The Harcourt Bindery, which donated our pen-ruling machine, was one of the last firms in the country to keep one operational. The Harcourt machine, which is much more complicated than the English machine of 1854 in our illustration, is still in storage on the East Coast. At present one firm in Iowa, Golden Business Forms (5), continues to serve the withered-away pen-ruling needs of the whole nation.
Between the lines, 1844-1944; an informal history of the W.O. Hickok Manufacturing Company, makers of ruling machines since 1844. Harrisburg, Pa.: W.O. Hickok, 1944.
Arnett, John Andrews (pseud. of John Hannett). Bibliopegia; or, The Art of Bookbinding, in all its Branches. London: Richard Groombridge, 1835. (Reprint of the first edition New York and London: Garland Publishing, 1980). [Pen ruling p. 140-144, 175-176, and fig. 4 to face p. 175.]
——–Sixth edition London: Simpkin, Marshall, and Co., 1865. (Reprint of the sixth edition New York and London: Garland Publishing, 1990.) [Pen ruling p. 332-335 and 367-368, with engraving to face p. 366.]
Pleger, John J. Bookbinding and its Auxiliary Branches (in four parts). Part One. Paper ruling. Chicago: Inland Printer, 1914.
(1) English stationery binders were frequently called “vellum binders” because the finest English account books were often bound in full vellum with leather overbands, while vellum was rarely used in England for binding letterpress books. It is not yet clear when the stationery binding trade separated off from general binding in America, but a reasonable guess would be during the second third of the 19th century.

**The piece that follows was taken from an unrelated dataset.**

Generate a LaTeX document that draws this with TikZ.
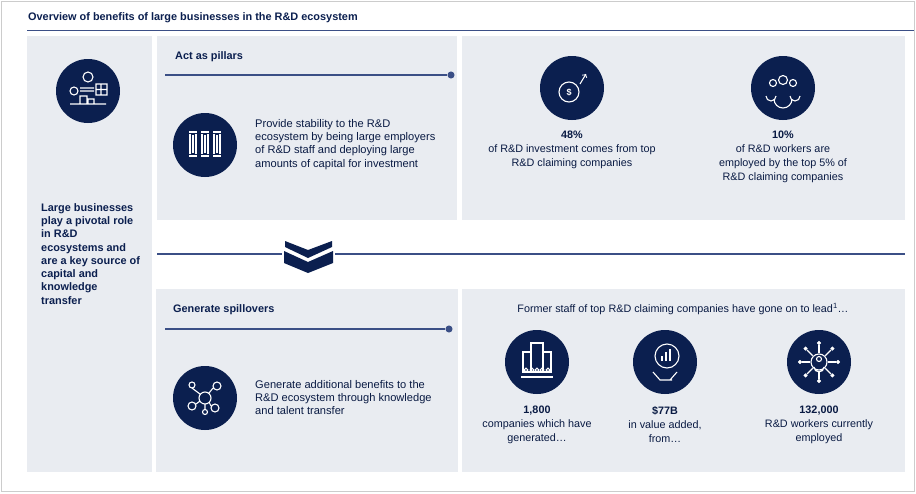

(2) The first edition of Arnett’s Bibliopegia (1835 ) describes the technique of hand-ruling still used in smaller shops that didn’t often have call to do it, and also illustrates and describes an early pen-ruling machine. It is clear from this and from the general chronology of machinery invention that machine-ruling was a fairly recent development at the time.
(3) In nineteenth-century English pen-ruling machines, the nib was formed by partly folding a strip of brass and running the ink along it to the tightly-folded and shaped tip. American machines in recent operation are reported to use steel nibs from ordinary dip pens.
(4) What appears to be the first US patent on a disk-ruling machine was #286,382, granted to Henri A. Brisard of Paris, France on Oct. 9, 1883 (titled simply “Ruling-Machine”); this machine had been patented in Belgium in 1872 and in France in 1883. The patent does not seem to have covered the basic principal of disc-ruling, since other disk-ruling patents were issued in the 1880s and 1890s.